Le nouveau Guide alimentaire canadien traduit en langues autochtones

Le Guide alimentaire canadien a été traduit en plusieurs langues autochtones, incluant l’inuktitut de l’île de Baffin, du Nunavik, du Nunatsiavut, l’inuinnaqtun et le déné. (Martin Thiabult/Radio-Canada)
Dans le cadre d’une démarche double combinant la préservation des langues autochtones et la promotion de saines habitudes alimentaires, Santé Canada a lancé mardi la publication du nouveau Guide alimentaire canadien en plusieurs langues autochtones.

Ces langues, le cri des plaines, le déné, l’inuinnaqtun, l’inuktitut de l’île de Baffin, l’inuktitut du Nunatsiavut, l’inuktitut du Nunavik, le michif, l’ojibwé et l’oji-cri, sont les plus couramment parlées par les Autochtones au pays, mentionne le ministère par voie de communiqué.

On y compte également les langues officielles du gouvernement du Nunavut, « ainsi que des dialectes recommandés par les représentants nationaux de peuples et de nations autochtones », précise-t-on.

Toujours selon le gouvernement fédéral, il s’agit là d’une démarche visant l’inclusion des 1,6 million d’Autochtones au sein de la population canadienne.

« En 2019, Année internationale des langues autochtones, je suis heureux d’appuyer le lancement du Guide alimentaire canadien en bref en neuf langues autochtones.
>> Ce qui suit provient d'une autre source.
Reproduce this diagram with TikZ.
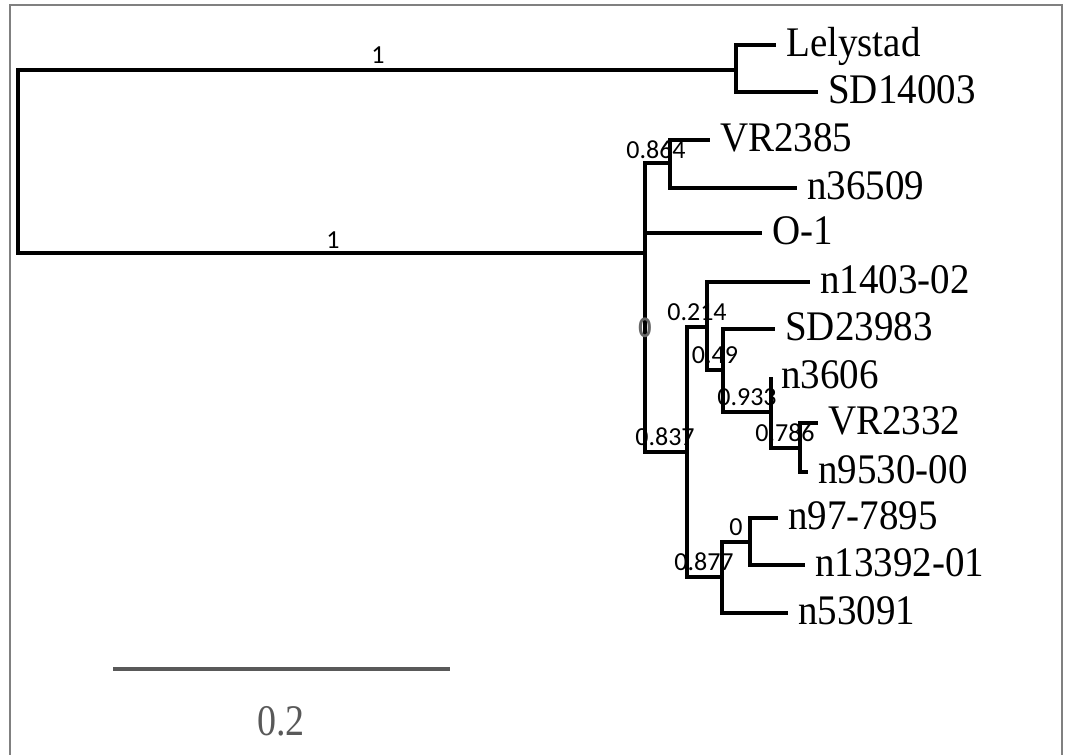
\documentclass[tikz,border=0pt]{standalone}
\usepackage{fontspec}
\setmainfont{Liberation Serif}
\newfontfamily\supfont{Carlito}
\begin{document}
\begin{tikzpicture}[x=1pt,y=-1pt,
  br/.style={line width=4pt, line join=miter},
  leaf/.style={anchor=base west, inner sep=0pt, xshift=10pt, yshift=-11pt, yscale=1.08, font=\fontsize{39}{44}\selectfont},
  sup/.style={inner sep=0pt, font=\supfont\fontsize{26}{28}\selectfont},
  frame/.style={draw=gray, line width=1.3pt}]
\useasboundingbox (0,0) rectangle (1066,755);
% frame
\coordinate (f1) at (10,760);
\coordinate (f2) at (10,5);
\coordinate (f3) at (1062,5);
\coordinate (f4) at (1062,760);
\draw[frame] (f1) -- (f2) -- (f3) -- (f4);
% internal nodes
\coordinate (root) at (18,161.5);
\coordinate (nA) at (736,70);
\coordinate (nB) at (645,253);
\coordinate (nC) at (670,163);
\coordinate (nD) at (687,452);
\coordinate (nE) at (707,327);
\coordinate (nG) at (723,370);
\coordinate (nH) at (771,412);
\coordinate (nI) at (800,448);
\coordinate (nF) at (722,577);
\coordinate (nJ) at (750,542);
% tips
\coordinate (tLely) at (776,45);
\coordinate (tSD14) at (818,92);
\coordinate (tVR85) at (710,140);
\coordinate (tn365) at (797,188);
\coordinate (tO1) at (762,233);
\coordinate (tn1403) at (810,282);
\coordinate (tSD23) at (775,329);
\coordinate (tn3606) at (771,377);
\coordinate (tVR32) at (818,423);
\coordinate (tn9530) at (808,472);
\coordinate (tn977) at (778,518);
\coordinate (tn1339) at (805,565);
\coordinate (tn5309) at (788,613);
% branches
\draw[br] (root) |- (nA);
\draw[br] (root) |- (nB);
\draw[br] (nA) |- (tLely);
\draw[br] (nA) |- (tSD14);
\draw[br] (nB) |- (nC);
\draw[br] (nB) |- (tO1);
\draw[br] (nB) |- (nD);
\draw[br] (nC) |- (tVR85);
\draw[br] (nC) |- (tn365);
\draw[br] (nD) |- (nE);
\draw[br] (nD) |- (nF);
\draw[br] (nE) |- (tn1403);
\draw[br] (nE) |- (nG);
\draw[br] (nG) |- (tSD23);
\draw[br] (nG) |- (nH);
\draw[br] (nH) |- (tn3606);
\draw[br] (nH) |- (nI);
\draw[br] (nI) |- (tVR32);
\draw[br] (nI) |- (tn9530);
\draw[br] (nF) |- (nJ);
\draw[br] (nF) |- (tn5309);
\draw[br] (nJ) |- (tn977);
\draw[br] (nJ) |- (tn1339);
% leaf labels
\node[leaf] (lLely) at (tLely) {Lelystad};
\node[leaf] (lSD14) at (tSD14) {SD14003};
\node[leaf] (lVR85) at (tVR85) {VR2385};
\node[leaf] (ln365) at (tn365) {n36509};
\node[leaf] (lO1) at (tO1) {O-1};
\node[leaf] (ln1403) at (tn1403) {n1403-02};
\node[leaf] (lSD23) at (tSD23) {SD23983};
\node[leaf] (ln3606) at (tn3606) {n3606};
\node[leaf] (lVR32) at (tVR32) {VR2332};
\node[leaf] (ln9530) at (tn9530) {n9530-00};
\node[leaf] (ln977) at (tn977) {n97-7895};
\node[leaf] (ln1339) at (tn1339) {n13392-01};
\node[leaf] (ln5309) at (tn5309) {n53091};
% support values
\node[sup] (s1a) at (378,55) {1};
\node[sup] (s1b) at (333,240) {1};
\node[sup] (s864) at (656,150) {0.864};
\node[sup, text=black!60, yscale=1.15] (s0B) at (645,328) {\bfseries 0};
\node[sup] (s214) at (697,312) {0.214};
\node[sup] (s49) at (715,355) {0.49};
\node[sup] (s933) at (747,397) {0.933};
\node[sup] (s786) at (785,433) {0.786};
\node[sup] (s837) at (665,437) {0.837};
\node[sup] (s0J) at (736,527) {0};
\node[sup] (s877) at (704,562) {0.877};
% scale bar
\coordinate (sb1) at (113,669);
\coordinate (sb2) at (450,669);
\draw[line width=4pt, draw=black!65] (sb1) -- (sb2);
\node[inner sep=0pt, anchor=base, text=black!65, yscale=1.15, font=\fontsize{38}{42}\selectfont] (sbl) at (281,735) {0.2};
\end{tikzpicture}
\end{document}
Nous contribuons ainsi à l’offre d’outils de saine alimentation aux Autochtones tout en reconnaissant l’importance de la langue et de la culture pour la santé globale », a déclaré Seamus O’Regan, ministre des Services aux Autochtones.
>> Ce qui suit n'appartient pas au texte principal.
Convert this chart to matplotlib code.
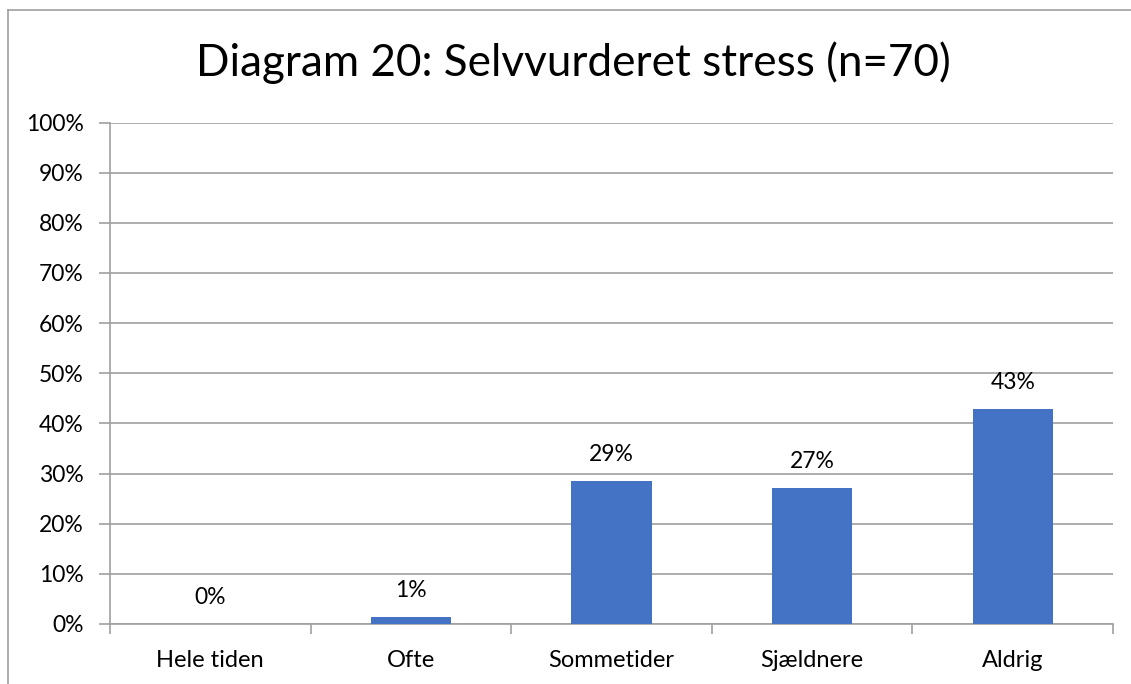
import matplotlib
matplotlib.use("Agg")
import matplotlib.pyplot as plt
import numpy as np
from matplotlib.ticker import FixedLocator, PercentFormatter

categories = ["Hele tiden", "Ofte", "Sommetider", "Sjældnere", "Aldrig"]
values = [0.0, 1.43, 28.57, 27.14, 42.86]
labels = ["0%", "1%", "29%", "27%", "43%"]
title = "Diagram 20: Selvvurderet stress (n=70)"

plt.rcParams['font.family'] = ['Lato', 'DejaVu Sans']

fig = plt.figure(figsize=(11.31, 6.84), dpi=100)
ax = fig.add_axes([110/1131, 1-624/684, (1113-110)/1131, (624-122.5)/684])

x = np.arange(len(categories))
ax.bar(x, values, width=0.4, color="#4472C4", zorder=3)
for xi, v, lab in zip(x, values, labels):
    ax.annotate(lab, (xi, v), xytext=(0, 19), textcoords="offset points",
                ha="center", va="center", fontsize=16.5, color="#000000")

ax.set_xlim(-0.5, len(categories) - 0.5)
ax.set_ylim(0, 100)
ax.yaxis.set_major_locator(FixedLocator(np.arange(0, 101, 10)))
ax.yaxis.set_major_formatter(PercentFormatter(decimals=0))
ax.grid(axis="y", color="#a0a0a0", linewidth=1.2, zorder=0)

ax.set_xticks(x)
ax.set_xticklabels(categories)
ax.xaxis.set_minor_locator(FixedLocator(np.arange(-0.5, len(categories), 1.0)))
ax.tick_params(axis="x", which="major", length=0, pad=19, labelsize=17)
ax.tick_params(axis="x", which="minor", length=7, width=1.2, color="#a0a0a0")
ax.tick_params(axis="y", length=8, width=1.2, color="#a0a0a0", pad=11, labelsize=16.5)

for side in ["top", "right"]:
    ax.spines[side].set_visible(False)
for side in ["left", "bottom"]:
    ax.spines[side].set_color("#a0a0a0")
    ax.spines[side].set_linewidth(1.2)

fig.text(573/1131, 1-63/684, title, ha="center", va="center", fontsize=31.7)

# chart border (partially cut off)
fig.add_artist(plt.Line2D([8/1131, 1], [1-10/684, 1-10/684], transform=fig.transFigure, color="#a0a0a0", linewidth=1.2))
fig.add_artist(plt.Line2D([8/1131, 8/1131], [0, 1-10/684], transform=fig.transFigure, color="#a0a0a0", linewidth=1.2))

fig.savefig("out.png", dpi=100)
À Santé Canada, le Dr Alfred Aziz, directeur général du Bureau de la politique et de la promotion de la nutrition, précise que le ministère a « tenu compte des traditions et des facteurs qui touchent à l’alimentation chez les peuples autochtones, en plus de reconnaître l’importance des aliments traditionnels ».

« Nous reconnaissons que de nombreux Canadiens ont de la difficulté à assurer leur bonne alimentation; il est essentiel de comprendre les obstacles qui empêchent les individus de faire des choix alimentaires sains. »

Santé Canada travaille d’ailleurs sur des « outils », en collaboration avec Services aux Autochtones Canada, pour favoriser une alimentation simple chez les premiers peuples. L’élaboration des outils en question n’en est toutefois qu’aux premières étapes.

L’alimentation, un enjeu essentiel

Rejoindre davantage de communautés, c’est bien beau, mais encore faut-il que les communautés en question puissent avoir accès aux aliments sains, rappelle la nutritionniste Mélanie Napartuk.

« [Avec cette traduction], on a l’impression que les premiers peuples sont moins inaperçus que jadis; ce n’est plus une bataille pour se faire voir », indique-t-elle au bout du fil, en ajoutant que cette annonce de Santé Canada facilitera le travail de plusieurs nutritionnistes.

Mais était-il vraiment essentiel de consacrer du temps et des ressources à cette traduction? « Quarante pour cent des enfants des Premières Nations vivent dans l’insécurité alimentaire », indique Mme Napartuk, qui se demande si les efforts linguistiques de Santé Canada ne sont pas « déconnectés de la réalité ».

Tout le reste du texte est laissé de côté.